The ornate cabinet is one of the most significant pietre dure pieces of furniture produced in Rome in the early 17th century. At about six feet tall, the cabinet is architectural, evoking a church façade. Brilliantly colored and technically superb, it was intended as a prominent display cabinet, as was often found in the finest palaces and castles in Europe at the time. In excellent condition, the cabinet is made of ebony, decorated with gilded bronze and silver statuettes and inlaid pietre dure (hard stones), including lapis lazuli, jaspers, agates, camelians, and amethyst. It features an intriguing array of compartments and secret drawers for housing prized family possessions. In addition, the cabinet still sits on the elegant Neoclassical ébénisterie stand created for it in the 1820s and is attributed to cabinetmaker Alexandre Louis Bellangé (French, 1759–1827). With its shape following that of the cabinet, a mirrored backdrop, and its twenty-four fluted columns with gilt bronze foliated scrolls, this veneered ebony stand beautifully complements the cabinet it supports.

“This spectacular Roman cabinet is a masterpiece,” said Anne-Lise Desmas, head of sculpture and decorative arts at the Getty Museum. “It reflects the highest standards of craftsmanship and material of its time. Its imposing size and noble proportions, the refinement of its decoration, with the sumptuous chromatic pattern of the pietre dure stonework and the elegant classical-style statuettes are rarely matched in contemporaneous furniture.”

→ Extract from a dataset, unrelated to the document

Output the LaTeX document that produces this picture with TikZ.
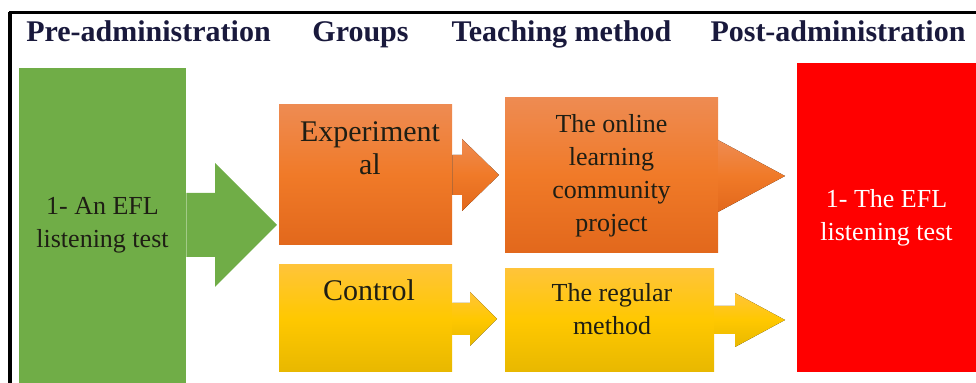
\documentclass[tikz,border=0pt]{standalone}
\usepackage{fontspec}
\setmainfont{Liberation Serif}

\definecolor{headblue}{RGB}{25,25,60}
\definecolor{ink}{RGB}{30,30,20}
\definecolor{leafgreen}{RGB}{112,173,71}
\definecolor{orangetop}{RGB}{238,139,82}
\definecolor{orangemid}{RGB}{240,122,40}
\definecolor{orangebot}{RGB}{226,104,28}
\definecolor{yellowtop}{RGB}{255,196,57}
\definecolor{yellowmid}{RGB}{255,200,0}
\definecolor{yellowbot}{RGB}{232,184,0}
\definecolor{postred}{RGB}{255,0,0}

\tikzset{
  headtext/.style={anchor=base, inner sep=0pt, text=headblue,
    font={\fontsize{15}{18}\selectfont\bfseries}},
  bodytext/.style={align=center, inner sep=0pt, text=ink,
    font={\fontsize{13}{16.5}\selectfont}},
  grouptext/.style={align=center, inner sep=0pt, text=ink,
    font={\fontsize{15}{16.5}\selectfont}},
  greenfill/.style={fill=leafgreen},
  orangefill/.style={top color=orangetop, bottom color=orangebot, middle color=orangemid},
  yellowfill/.style={top color=yellowtop, bottom color=yellowbot, middle color=yellowmid},
  panel/.style={inner sep=0pt, draw=none},
}

% block arrow: style, from node, head base x, tip x, centre y, shaft half, head half
\newcommand\blockarrow[7]{%
  \fill[#2] (#1.east |- 0,#5-#6) -- (#3,#5-#6) -- (#3,#5-#7) -- (#4,#5)
    -- (#3,#5+#7) -- (#3,#5+#6) -- (#1.east |- 0,#5+#6) -- cycle;}

\begin{document}
\begin{tikzpicture}[x=0.5pt, y=-0.5pt]
    \useasboundingbox (0,0) rectangle (976,383);

    % Frame
    \draw[black, line width=1.5pt] (9,13) -- (976,13);
    \draw[black, line width=2pt] (10,12) -- (10,383);

    % Column headings
    \node[headtext] (hpre)   at (148.5,42) {Pre-administration};
    \node[headtext] (hgroup) at (360.5,42) {Groups};
    \node[headtext] (hteach) at (561.5,42) {Teaching method};
    \node[headtext] (hpost)  at (838,42)   {Post-administration};

    % Panels
    \node[panel, greenfill, minimum width=83.5pt, minimum height=157.5pt,
          bodytext] (pre) at (102.5,225.5) {1- An EFL\\listening test};
    \node[panel, orangefill, minimum width=86.5pt, minimum height=70pt]
          (exp) at (365.5,175) {};
    \node[panel, orangefill, minimum width=106.5pt, minimum height=77.5pt,
          bodytext] (online) at (611.5,175.5)
          {The online\\learning\\community\\project};
    \node[panel, yellowfill, minimum width=86.5pt, minimum height=53.5pt]
          (ctrl) at (365.5,318.5) {};
    \node[panel, yellowfill, minimum width=104.5pt, minimum height=51.5pt]
          (reg) at (609.5,320.5) {};
    \node[panel, fill=postred, minimum width=89.5pt, minimum height=154.5pt,
          bodytext, text=white] (post) at (886.5,217.5) {1- The EFL\\listening test};

    % Panel texts that sit off centre
    \node[grouptext] (exptext)  at (370,148.5) {Experiment\\al};
    \node[grouptext] (ctrltext) at (369,290)   {Control};
    \node[bodytext]  (regtext)  at (612,309.5) {The regular\\method};

    % Block arrows
    \blockarrow{pre}{greenfill}{215}{277}{225}{32}{62}
    \blockarrow{exp}{orangefill}{462}{499}{175}{20}{36}
    \blockarrow{online}{orangefill}{718}{785}{176}{36}{36}
    \blockarrow{ctrl}{yellowfill}{470}{497}{319}{16}{27}
    \blockarrow{reg}{yellowfill}{735}{785}{320}{14}{27}
\end{tikzpicture}
\end{document}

That the inlaid stones in the Borghese-Windsor Cabinet are exclusively of the hardest siliceous types is an indication of the extraordinary craftsmanship of the work. Particularly expensive and difficult to cut, such hard stones define the quality and rareness of the cabinets they decorate, and consequently echo the high rank of its patron, in this case an eminent pope.

Made for Pope Paul V Borghese, whose coat-of-arms in gilded bronze adorns the central pediment, it was acquired from Prince Camillo Borghese by the famous London art dealer Edward Holmes Baldock in the early 1820s, who most likely commissioned the pedestal on which it still stands. Baldock sold the cabinet to King George IV in 1827. It remained in the Royal collection (Windsor Castle, Buckingham Palace, Marlborough House) until 1959, when it was sold at auction with the collection of Queen Mary, and acquired by the father of businessman-collector Robert de Balkany, who kept it in his Hôtel Feuquières at rue de Varenne in Paris.

At the Getty, it will join the Museum’s highly significant Italian Baroque paintings and sculpture, including the marble bust of Pope Paul V, commissioned from the great Baroque artist Gian Lorenzo Bernini (Italian, 1598–1680).

The Borghese-Windsor cabinet will go on view at the Getty Museum at the Getty Center in Los Angeles after a period of study and analysis.